**What to produce**
Leave the pictures out and retype the lines from the beginning through the line with "number; position: string;", both ends included.

──────── Data excerpt

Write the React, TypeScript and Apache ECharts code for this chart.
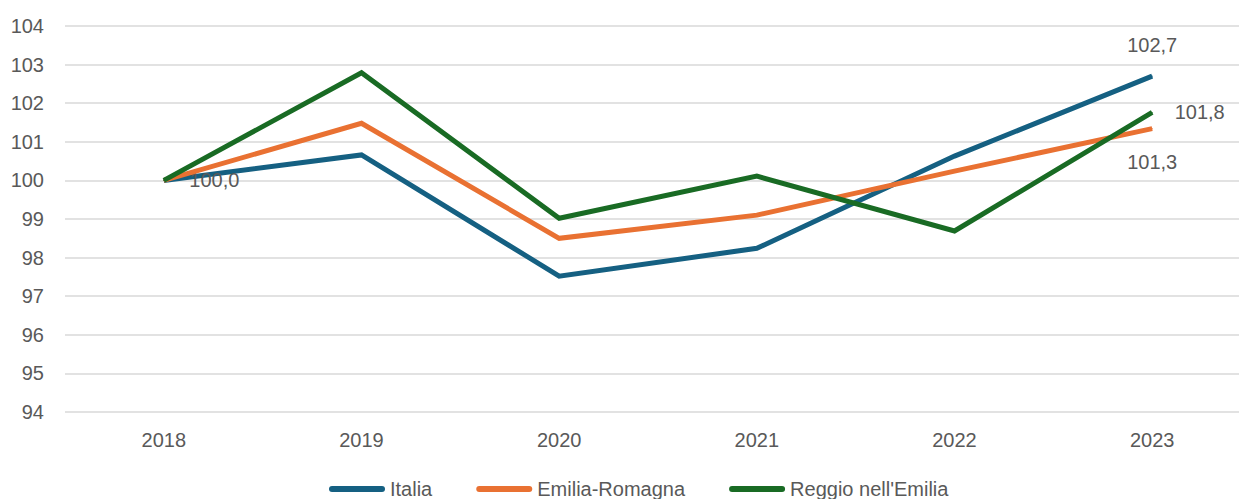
import React, { useEffect, useRef } from "react";
import * as echarts from "echarts";

const categories = ["2018", "2019", "2020", "2021", "2022", "2023"];
const italia = [100.0, 100.66, 97.52, 98.24, 100.63, 102.7];
const emiliaRomagna = [100.0, 101.48, 98.5, 99.1, 100.24, 101.34];
const reggioEmilia = [100.0, 102.79, 99.02, 100.11, 98.69, 101.76];
const seriesNames = ["Italia", "Emilia-Romagna", "Reggio nell'Emilia"];
const colors = ["#156082", "#E97132", "#196B24"];
const yMin = 94;
const yMax = 104;

const FONT = "'Liberation Sans', Arial, sans-serif";
const TEXT = "#595959";

const fmt = (v: number) => v.toFixed(1).replace(".", ",");

type LabelSpec = { index: number; position: string; distance: number } | null;

function buildData(values: number[], labels: LabelSpec[]) {
  return values.map((v, i) => {
    const spec = labels.find((l) => l && l.index === i);
    if (!spec) return { value: v };
    return {
      value: v,
      label: {
        show: true,
        position: spec.position,
        distance: spec.distance,
        formatter: () => fmt(v),
        color: TEXT,
        fontSize: 20,
        fontFamily: FONT,
      },
    };
  });
}

export default function App() {
  const ref = useRef<HTMLDivElement>(null);
  useEffect(() => {
    if (!ref.current) return;
    const chart = echarts.init(ref.current, null, { renderer: "svg" });
    const allData = [
      buildData(italia, [
        { index: 0, position: "right", distance: 25 },
        { index: 5, position: "top", distance: 21 },
      ]),
      buildData(emiliaRomagna, [{ index: 5, position: "bottom", distance: 23 }]),
      buildData(reggioEmilia, [{ index: 5, position: "right", distance: 22 }]),
    ];
    chart.setOption({
      animation: false,
      grid: { left: 65, right: 0, top: 26, bottom: 87, containLabel: false },
      legend: {
        left: 324,
        top: 474,
        itemWidth: 56,
        itemHeight: 6,
        itemGap: 44,
        icon: "path://M3,0H53A3,3,0,0,1,53,6H3A3,3,0,0,1,3,0Z",
        textStyle: { color: TEXT, fontSize: 20, fontFamily: FONT },
        data: seriesNames,
      },
      xAxis: {
        type: "category",
        data: categories,
        boundaryGap: true,
        axisLine: { show: false },
        axisTick: { show: false },
        axisLabel: { color: TEXT, fontSize: 20, fontFamily: FONT, margin: 18 },
      },
      yAxis: {
        type: "value",
        min: yMin,
        max: yMax,
        interval: 1,
        axisLine: { show: false },
        axisTick: { show: false },
        axisLabel: { color: TEXT, fontSize: 20, fontFamily: FONT, margin: 21 },
        splitLine: { lineStyle: { color: "#d9d9d9", width: 1.5 } },
      },
      series: seriesNames.map((name, i) => ({
        name,
        type: "line",
        data: allData[i],
        symbol: "circle",
        symbolSize: 1,
        showSymbol: true,
        color: colors[i],
        itemStyle: { color: colors[i] },
        lineStyle: { color: colors[i], width: 5, join: "miter" },
        emphasis: { disabled: true },
        z: 2 + i,
      })),
    });
    return () => chart.dispose();
  }, []);
  return (
    <div style={{ position: "absolute", left: 0, top: 0, width: 1239, height: 499, overflow: "hidden" }}>
      <div ref={ref} style={{ width: 1251, height: 499 }} />
    </div>
  );
}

────────────────

**The result**
Write the React, TypeScript and Apache ECharts code for this chart.
import React, { useEffect, useRef } from "react";
import * as echarts from "echarts";

const categories = ["2018", "2019", "2020", "2021", "2022", "2023"];
const italia = [100.0, 100.66, 97.52, 98.24, 100.63, 102.7];
const emiliaRomagna = [100.0, 101.48, 98.5, 99.1, 100.24, 101.34];
const reggioEmilia = [100.0, 102.79, 99.02, 100.11, 98.69, 101.76];
const seriesNames = ["Italia", "Emilia-Romagna", "Reggio nell'Emilia"];
const colors = ["#156082", "#E97132", "#196B24"];
const yMin = 94;
const yMax = 104;

const FONT = "'Liberation Sans', Arial, sans-serif";
const TEXT = "#595959";

const fmt = (v: number) => v.toFixed(1).replace(".", ",");

type LabelSpec = { index: number; position: string; distance: number } | null;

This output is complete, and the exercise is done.